What do the data show on the use of extended RAS testing?

We’ve seen reports in the past couple of months looking at extended RAS testing, and up to 20% of patients—in one study, up to 30%—who we thought had wild-type disease and would benefit from an anti-EGFR approach, are no longer wild-type.4,5 Yet these patients have been getting an anti-EGFR antibody, they have been experiencing the skin toxicity, and the costs to the system have been very expensive.

Data presented at this meeting, particularly the subgroup analysis of the OPUS6 and CRYSTAL7 large clinical trials all show that these patients do not show benefit from anti-EGFR therapy, so the new standard of care should be that all metastatic colorectal cancer patients should be screened, not just for KRAS, which has been our standard for close to 10 years, but also with an extended RAS analysis, which includes NRAS and other codons of KRAS. ■

Disclosure: Dr. Khorana is a consultant for and receives honoraria from Sanofi and Genentech.

References

1. Venook AP, Niedzwiecki D, Lenz H-J, et al: CALGB/SWOG 80405: Phase III trial of irinotecan/5-FU/leucovorin (FOLFIRI) or oxaliplatin/5-FU/leucovorin (mFOLFOX6) with bevacizumab or cetuximab for patients with KRAS wild-type untreated metastatic adenocarcinoma of the colon or rectum. ASCO Annual Meeting. LBA3. Presented June 1, 2014.

2. Arnold D, Graeven U, Lerchenmuller CA, et al: Maintenance strategy with fluoropyrimidines (FP) plus bevacizumab (Bev), Bev alone, or no treatment, following a standard combination of FP, oxaliplatin (Ox), and Bev as first-line treatment for patients with metastatic colorectal cancer (mCRC): A phase III non-inferiority trial (AIO KRK 0207). ASCO Annual Meeting. Abstract 3503. Presented June 2, 2014.

3. Koopman M, Simkens L, May AM, et al: Final results and subgroup analyses of the phase 3 CAIRO3 study: Maintenance treatment with capecitabine + bevacizumab versus observation after induction treatment with chemotherapy + bevacizumab in metastatic colorectal cancer. ASCO Annual Meeting. Abstract 3504. Presented June 2, 2014.

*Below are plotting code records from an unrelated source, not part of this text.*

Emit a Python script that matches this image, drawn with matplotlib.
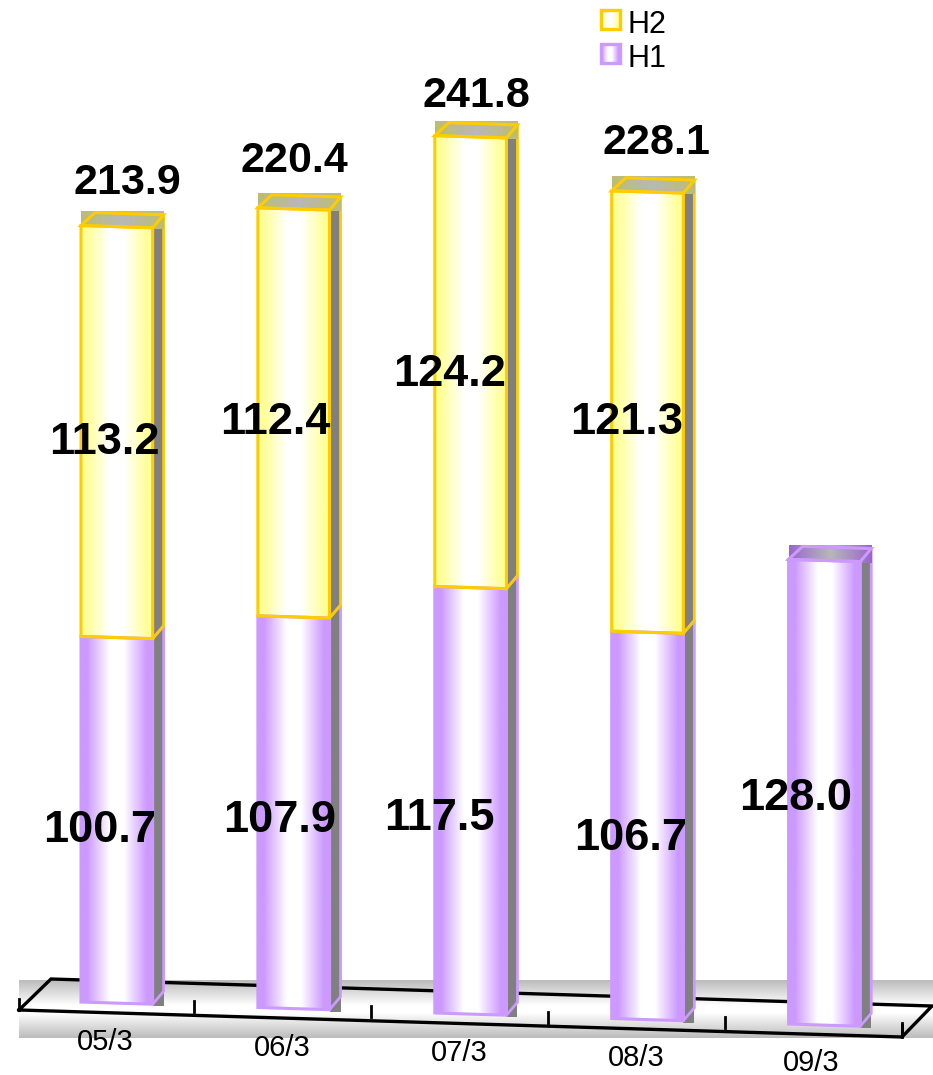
import matplotlib
matplotlib.use('Agg')
import matplotlib.pyplot as plt
import numpy as np
from matplotlib.colors import LinearSegmentedColormap
from matplotlib.patches import Polygon, Rectangle
from matplotlib.transforms import Affine2D

categories = ['05/3', '06/3', '07/3', '08/3', '09/3']
h1 = [100.7, 107.9, 117.5, 106.7, 128.0]
h2 = [113.2, 112.4, 124.2, 121.3, None]
totals = [213.9, 220.4, 241.8, 228.1, None]

plt.rcParams['font.family'] = ['Liberation Sans', 'DejaVu Sans']

YELLOW = '#ffff99'
YELLOW_LINE = '#ffcc00'
PURPLE = '#cc99ff'

fig = plt.figure(figsize=(9.33, 10.75), dpi=100)
ax = fig.add_axes([0, 0, 1, 1])
ax.set_xlim(0, 933)
ax.set_ylim(1075, 0)
ax.axis('off')

# (category, value) -> pixels, the chart is a skewed 3d projection
proj = Affine2D.from_values(176.9, 5.5, 0, -3.63, 81, 1002)
bar_w = 0.405
depth_x, depth_y = 11, 13


def pt(cat, val):
    return proj.transform((cat, val))


def bar_cmap(color):
    stops = [(0, color), (0.08, color), (0.4, 'white'), (0.6, 'white'), (0.92, color), (1, color)]
    return LinearSegmentedColormap.from_list('g', stops)


def gradient(extent, cmap, clip=None, z=2):
    grad = np.linspace(0, 1, 128).reshape(1, -1)
    im = ax.imshow(grad, extent=extent, cmap=cmap, aspect='auto', zorder=z)
    if clip is not None:
        im.set_clip_path(clip)
    return im


def segment(cat, v0, v1, color, line, top_col, show_top):
    a, b = pt(cat, v0), pt(cat + bar_w, v0)
    c, d = pt(cat + bar_w, v1), pt(cat, v1)
    # side face
    ax.add_patch(Rectangle((b[0], c[1] - 1), depth_x, b[1] - c[1] + 3, fc='#808080', ec='none', zorder=2))
    ax.add_patch(Polygon([b, b + [depth_x, -depth_y], c + [depth_x, -depth_y], c], fill=False, ec=line, lw=2.0, zorder=3))
    # front face
    front = Polygon([a, b, c, d], fc='none', ec='none', zorder=2)
    ax.add_patch(front)
    gradient((a[0], b[0], b[1] + 1, d[1]), bar_cmap(color), clip=front, z=4)
    ax.add_patch(Polygon([a, b, c, d], fill=False, ec=line, lw=2.2, zorder=5))
    if show_top:
        top = [d, d + [depth_x + 3, -depth_y], c + [depth_x, -depth_y], c]
        gradient((d[0], c[0] + depth_x, c[1] + 1, d[1] - depth_y - 1),
                 LinearSegmentedColormap.from_list('t', [top_col, '#b8b8b8', top_col]), z=3)
        ax.add_patch(Polygon(top, fill=False, ec=line, lw=2.2, zorder=5))


# floor
floor = np.concatenate([np.linspace(0, 1, 32), np.linspace(1, 1, 8), np.linspace(1, 0, 32)]).reshape(-1, 1)
ax.imshow(floor, extent=(19, 933, 1038, 980), cmap=LinearSegmentedColormap.from_list('f', ['#bcbcbc', 'white']),
          aspect='auto', zorder=1)
ax.plot([19, 51, 932, 902, 19], [1010, 979, 1006, 1037, 1010], color='black', lw=2.4, zorder=1.5, solid_joinstyle='miter')
ax.plot([19, 19], [999, 1010], color='black', lw=2, zorder=1.5)
for i in range(len(categories)):
    x, y = pt(i + 0.64, 0)
    ax.plot([x, x], [y - 5, y + 6], color='black', lw=2, zorder=1.5)
ax.plot([902, 902], [1025, 1037], color='black', lw=2, zorder=1.5)
ax.set_xlim(0, 933)
ax.set_ylim(1075, 0)

for i in range(len(categories)):
    has_h2 = h2[i] is not None
    segment(i, 0, h1[i], PURPLE, PURPLE, '#9966cc', not has_h2)
    if has_h2:
        segment(i, h1[i], h1[i] + h2[i], YELLOW, YELLOW_LINE, '#bdbd70', True)

# category labels
cat_x = [105, 282, 459, 636, 811]
cat_y = [1042, 1048, 1053, 1058, 1063]
for lab, x, y in zip(categories, cat_x, cat_y):
    ax.text(x, y, lab, fontsize=21, ha='center', va='center', color='black', zorder=6)

# data labels
h1_pos = [(100, 831), (280, 821), (439, 818), (631, 839), (796, 799)]
h2_pos = [(104, 442), (275, 423), (450, 374), (627, 422)]
tot_pos = [(127, 183), (294, 161), (476, 96), (657, 143)]
for v, (x, y) in zip(h1, h1_pos):
    ax.text(x, y, '%.1f' % v, fontsize=32.5, fontweight='bold', ha='center', va='center', zorder=6)
for v, (x, y) in zip(h2, h2_pos):
    ax.text(x, y, '%.1f' % v, fontsize=32.5, fontweight='bold', ha='center', va='center', zorder=6)
for v, (x, y) in zip(totals, tot_pos):
    ax.text(x, y, '%.1f' % v, fontsize=31, fontweight='bold', ha='center', va='center', zorder=6)

# legend
for name, y, col, line in [('H2', 9, YELLOW, YELLOW_LINE), ('H1', 43, PURPLE, PURPLE)]:
    gradient((600, 620, y + 20, y), bar_cmap(col), z=4)
    ax.add_patch(Rectangle((600.5, y + 0.5), 19, 19, fill=False, ec=line, lw=2.4, zorder=5))
    ax.text(628, y + 16, name, fontsize=22, ha='left', va='center', zorder=6)
ax.set_xlim(0, 933)
ax.set_ylim(1075, 0)

fig.savefig('out.png', dpi=100)
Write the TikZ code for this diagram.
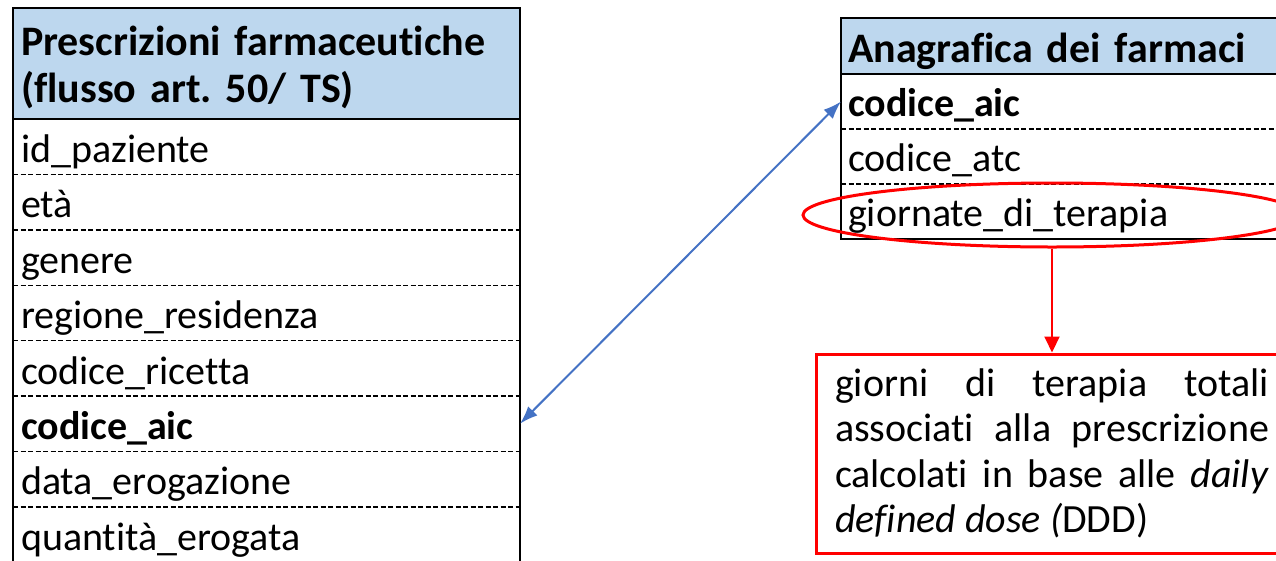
\documentclass[tikz,border=0pt]{standalone}
\usepackage{fontspec}
\setmainfont[Ligatures=NoCommon]{Carlito}
\usepackage{xcolor}
\usetikzlibrary{arrows.meta,positioning,shapes.geometric}
\definecolor{hdrblue}{HTML}{BDD7EE}
\definecolor{linkblue}{HTML}{4472C4}
\definecolor{notered}{HTML}{FF0000}
\newcommand{\cellfont}{\fontsize{40}{45.5}\selectfont}
\newcommand{\headfont}{\fontsize{42}{47}\selectfont\bfseries}

\begin{document}
\begin{tikzpicture}[x=1pt,y=-1pt,
    >={Latex[length=18pt,width=13pt]},
    frame/.style={draw=black,line width=2.6pt},
    sepline/.style={draw=black,line width=1.4pt,dash pattern=on 5pt off 2.5pt},
    headline/.style={draw=black,line width=2pt},
    lhead/.style={fill=hdrblue,font=\headfont,align=left,text width=491pt,
      inner xsep=8pt,inner ysep=0pt,outer sep=0pt,text height=47pt,text depth=64pt},
    lcell/.style={font=\cellfont,align=left,text width=491pt,inner xsep=8pt,
      inner ysep=0pt,outer sep=0pt,text height=43.4pt,text depth=12pt},
    rhead/.style={fill=hdrblue,font=\headfont,align=left,text width=435pt,
      inner xsep=7pt,inner ysep=0pt,outer sep=0pt,text height=44pt,text depth=12pt},
    rcell/.style={font=\cellfont,align=left,text width=435pt,inner xsep=7pt,
      inner ysep=0pt,outer sep=0pt,text height=42pt,text depth=13pt},
    hilite/.style={ellipse,draw=notered,line width=3pt,minimum width=498pt,minimum height=64pt},
    notebox/.style={draw=notered,line width=3pt,font=\cellfont,align=justify,text width=434pt,
      inner xsep=19pt,inner ysep=0pt,minimum height=199pt},
    link/.style={<->,draw=linkblue,line width=2pt},
    callout/.style={->,>={Triangle[length=16pt,width=15pt]},draw=notered,line width=2pt}
  ]
    \clip (0,0) rectangle (1276,560);
    % left table
    \node[lhead,anchor=north west] (prescr) at (13,8) {Prescrizioni farmaceutiche\\(flusso art.~50/ TS)};
    \node[lcell,below=0pt of prescr] (idpaz) {id\_paziente};
    \node[lcell,below=0pt of idpaz] (eta) {età};
    \node[lcell,below=0pt of eta] (genere) {genere};
    \node[lcell,below=0pt of genere] (regres) {regione\_residenza};
    \node[lcell,below=0pt of regres] (codric) {codice\_ricetta};
    \node[lcell,below=0pt of codric] (aicleft) {\textbf{codice\_aic}};
    \node[lcell,below=0pt of aicleft] (dataerog) {data\_erogazione};
    \node[lcell,below=0pt of dataerog] (quanterog) {quantità\_erogata};
    \draw[headline] (prescr.south west) -- (prescr.south east);
    \draw[sepline] (idpaz.south west) -- (idpaz.south east);
    \draw[sepline] (eta.south west) -- (eta.south east);
    \draw[sepline] (genere.south west) -- (genere.south east);
    \draw[sepline] (regres.south west) -- (regres.south east);
    \draw[sepline] (codric.south west) -- (codric.south east);
    \draw[sepline] (aicleft.south west) -- (aicleft.south east);
    \draw[sepline] (dataerog.south west) -- (dataerog.south east);
    \draw[frame] (prescr.north west) rectangle (quanterog.south east);
    % right table
    \node[rhead,anchor=north west] (anagr) at (841,18) {Anagrafica dei farmaci};
    \node[rcell,below=0pt of anagr] (aicright) {\textbf{codice\_aic}};
    \node[rcell,below=0pt of aicright] (atc) {codice\_atc};
    \node[rcell,below=0pt of atc] (giornate) {giornate\_di\_terapia};
    \draw[headline] (anagr.south west) -- (anagr.south east);
    \draw[sepline] (aicright.south west) -- (aicright.south east);
    \draw[sepline] (atc.south west) -- (atc.south east);
    \draw[frame] (anagr.north west) rectangle (giornate.south east);
    % highlight and note
    \node[hilite] (ovale) at (1052,215) {};
    \node[notebox,below=104pt of ovale] (nota) {giorni di terapia totali\linebreak
      associati alla prescrizione\linebreak calcolati in base alle \textit{daily}\linebreak
      \textit{defined dose (}DDD)};
    \draw[link] (aicleft.east) -- (aicright.west);
    \draw[callout] (ovale.south) -- (nota.north);
  \end{tikzpicture}
\end{document}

4. Tejpar S, Lenz HJ, Köhne CH, et al: Effect of KRAS and NRAS mutations on treatment outcomes in patients with metastatic colorectal cancer (mCRC) treated first-line with cetuximab plus FOLFOX4: New results from the OPUS study. 2014 Gastrointestinal Cancers Symposium. Abstract LBA444. Presented January 16, 2014.

5. Stintzing S, Jung A, Rossius L, et al: Analysis of KRAS/NRAS and BRAF mutations in FIRE-3: A randomized phase III study of FOLFIRI plus cetuximab or bevacizumab as first-line treatment for wild-type (WT) KRAS (exon 2) metastatic colorectal cancer (mCRC) patients. 2013 European Cancer Congress. Abstract LBA17. Presented September 28, 2013.

6. Bokemeyer C, Kohne CH, Ciardiello F, et al: Treatment outcome according to tumor RAS mutation status in OPUS study patients with metastatic colorectal cancer (mCRC) randomized to FOLFOX4 with/without cetuximab. ASCO Annual Meeting. Abstract 3505. Presented June 2, 2014.

7. Ciardiello F, Lenz HJ, Kohne CH, et al: Treatment outcome according to tumor RAS mutation status in CRYSTAL study patients with metastatic colorectal cancer (mCRC) randomized to FOLFIRI with/without cetuximab. ASCO Annual Meeting. Abstract 3506. Presented June 2, 2014.